No longer! By his own statements, Mackenzie not only seems to have signed up to every activist cause in pursuit of his “greater purpose, to make a positive change in the world” – asking himself “how can I complete these tasks in a way that benefits others?” – but by throwing BHP’s significant weight around by threatening to withdraw from MCA membership unless it ceases “to promote coal-fired power as a solution to the nation’s energy crisis and doesn’t stop focusing on power reliability,”  he has also threatened our economic future. As I watched poor Greg Evans trying to play an evasive straight bat to Dean’s and Cameron’s probing as to why the coal industry was failing to fight back robustly against its enemies’ attacks, the dots began to join.
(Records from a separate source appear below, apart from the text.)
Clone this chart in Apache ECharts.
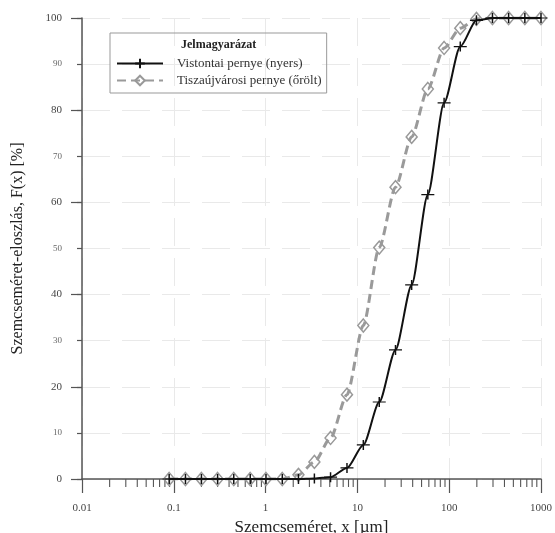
<!DOCTYPE html>
<html>
<head>
<meta charset="utf-8">
<script src="https://cdn.jsdelivr.net/npm/echarts@6/dist/echarts.min.js"></script>
<style>
  html, body { margin: 0; padding: 0; background: #fff; }
  #chart { width: 555px; height: 533px; }
</style>
</head>
<body>
<div id="chart"></div>
<script>
// Particle size classes, x [µm]
var sizes = [0.089, 0.134, 0.2, 0.3, 0.45, 0.68, 1.01, 1.52, 2.28, 3.4, 5.1, 7.7,
             11.6, 17.3, 26, 39, 58.5, 88, 132, 198, 296, 444, 667, 1000];
// Cumulative distribution F(x) [%]
var vistontai = [0, 0, 0, 0, 0, 0, 0, 0, 0, 0.1, 0.4, 2.4,
                 7.4, 16.7, 28, 42.1, 61.7, 81.6, 93.8, 99.5, 100, 100, 100, 100];
var tiszaujvarosi = [0, 0, 0, 0, 0, 0, 0, 0, 0.9, 3.7, 8.9, 18.3,
                     33.3, 50.2, 63.3, 74.2, 84.6, 93.5, 97.8, 99.8, 100, 100, 100, 100];
var seriesNames = ['Vistontai pernye (nyers)', 'Tiszaújvárosi pernye (őrölt)'];
var legendTitle = 'Jelmagyarázat';
var xTitle = 'Szemcseméret, x [µm]';
var yTitle = 'Szemcseméret-eloszlás, F(x) [%]';

// minor ticks 2..9 within every decade of the log axis
var minorTicks = [];
[0.01, 0.1, 1, 10, 100].forEach(function (d) {
  for (var k = 2; k <= 9; k++) minorTicks.push(+(d * k).toPrecision(3));
});

function pairs(xs, ys) {
  return xs.map(function (x, i) { return [x, ys[i]]; });
}

var serif = '"Liberation Serif", "DejaVu Serif", serif';
var chart = echarts.init(document.getElementById('chart'));

chart.setOption({
  backgroundColor: '#fff',
  animation: false,
  textStyle: { fontFamily: serif },
  grid: { left: 82, right: 14, top: 18, bottom: 54, outerBoundsMode: 'none', containLabel: false },
  title: {
    text: legendTitle,
    left: 176, top: 34,
    textStyle: { fontFamily: serif, fontSize: 12, fontWeight: 'bold', color: '#222' }
  },
  legend: {
    data: seriesNames,
    orient: 'vertical',
    left: 110, top: 33,
    padding: [24, 5, 6, 6],
    borderColor: '#999', borderWidth: 1,
    itemGap: 4,
    itemWidth: 46, itemHeight: 12,
    textStyle: { fontFamily: serif, fontSize: 13, color: '#333', padding: [0, 0, 0, 9] }
  },
  xAxis: {
    type: 'log',
    logBase: 10,
    min: 0.01, max: 1000,
    name: xTitle,
    nameLocation: 'middle',
    nameGap: 38,
    nameTextStyle: { fontFamily: serif, fontSize: 17, color: '#222' },
    axisLine: { lineStyle: { color: '#555', width: 1.5 } },
    axisTick: { inside: false, length: 14, lineStyle: { color: '#555', width: 1.2 } },
    axisLabel: {
      margin: 24, fontSize: 11, color: '#444', fontFamily: serif,
      formatter: function (v) { return String(+v.toPrecision(3)); }
    },
    splitLine: { show: true, lineStyle: { color: '#e9e9e9', type: [28, 12], width: 1 } }
  },
  yAxis: [{
    type: 'value',
    min: 0, max: 100, interval: 10,
    name: yTitle,
    nameLocation: 'middle',
    nameGap: 56,
    nameTextStyle: { fontFamily: serif, fontSize: 16, color: '#222' },
    axisLine: { show: true, lineStyle: { color: '#555', width: 1.5 } },
    axisTick: { show: true, length: 5, lineStyle: { color: '#555', width: 1.2 } },
    axisLabel: {
      margin: 20, fontFamily: serif,
      formatter: function (v) { return (v % 20 === 0 ? '{a|' : '{b|') + v + '}'; },
      rich: {
        a: { fontSize: 11, color: '#444', fontFamily: serif },
        b: { fontSize: 9, color: '#666', fontFamily: serif }
      }
    },
    splitLine: { show: true, lineStyle: { color: '#e9e9e9', type: [28, 12], width: 1 } }
  }, {
    // longer ticks for the labelled major steps
    type: 'value',
    position: 'left',
    min: 0, max: 100, interval: 20,
    axisLine: { show: false },
    axisTick: { show: true, length: 11, lineStyle: { color: '#555', width: 1.2 } },
    axisLabel: { show: false },
    splitLine: { show: false }
  }],
  series: [{
    name: seriesNames[1],
    type: 'line',
    data: pairs(sizes, tiszaujvarosi),
    smooth: 0.25,
    smoothMonotone: 'x',
    symbol: 'diamond',
    symbolSize: [11, 13],
    showAllSymbol: true,
    lineStyle: { color: '#9a9a9a', width: 3, type: [9, 5] },
    itemStyle: { color: 'rgba(255,255,255,0)', borderColor: '#999', borderWidth: 1.5 },
    z: 2
  }, {
    name: seriesNames[0],
    type: 'line',
    data: pairs(sizes, vistontai),
    smooth: 0.25,
    smoothMonotone: 'x',
    symbol: 'path://M0,5L12,5M6,0L6,10',
    symbolSize: [13, 10],
    showAllSymbol: true,
    lineStyle: { color: '#111', width: 2 },
    itemStyle: { color: 'rgba(0,0,0,0)', borderColor: '#111', borderWidth: 1.3 },
    z: 3
  }, {
    // 2..9 minor ticks under the log x axis
    type: 'custom',
    silent: true,
    clip: false,
    data: minorTicks.map(function (v) { return [v, 0]; }),
    renderItem: function (params, api) {
      var p = api.coord([api.value(0), 0]);
      return {
        type: 'line',
        shape: { x1: p[0], y1: p[1], x2: p[0], y2: p[1] + 8 },
        style: { stroke: '#555', lineWidth: 1.1 }
      };
    },
    z: 1
  }]
});
</script>
</body>
</html>
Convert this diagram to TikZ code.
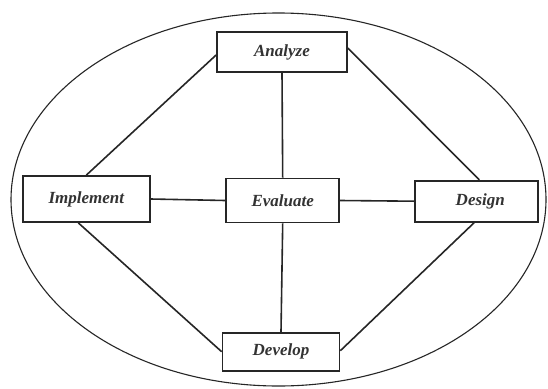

You see, a major reason for Hodgman’s smashing win was that, provoked by Labor/Green policy to ban poker machines from pubs and clubs, Tasmania’s gaming and hotel industries fought back with a lavishly-financed campaign directly attacking those parties and, in effect, urging people to vote Liberal. I last saw such a phenomenon in 2010, when the mining industry ran a well-financed and very damaging campaign against then Treasurer Wayne Swan’s ridiculous mining tax. Within a few weeks, prime minister Gillard had settled for a footling “compromise” (since abolished by Tony Abbott).

So the mining industry (not merely coal, which is only the Green crocodile’s first meal) should stop “playing nice” with its Green and Labor’s Left enemies. The MCA should tell BHP to go to blazes, raise a sizeable war-chest from the rest of its now once more highly profitable membership, and start demonstrating that appeasement is over. Concurrently, the Coalition should not only urge these policies on the mining industry but also actively support it by ensuring several new coal-fired power stations start getting built.

Yes, I know the problem – the lack of real leadership in the mining industry or, even more obviously, the Coalition. It was a nice thought, though, wasn’t it?

John Stone is a former Secretary to the Treasury (1979-1984).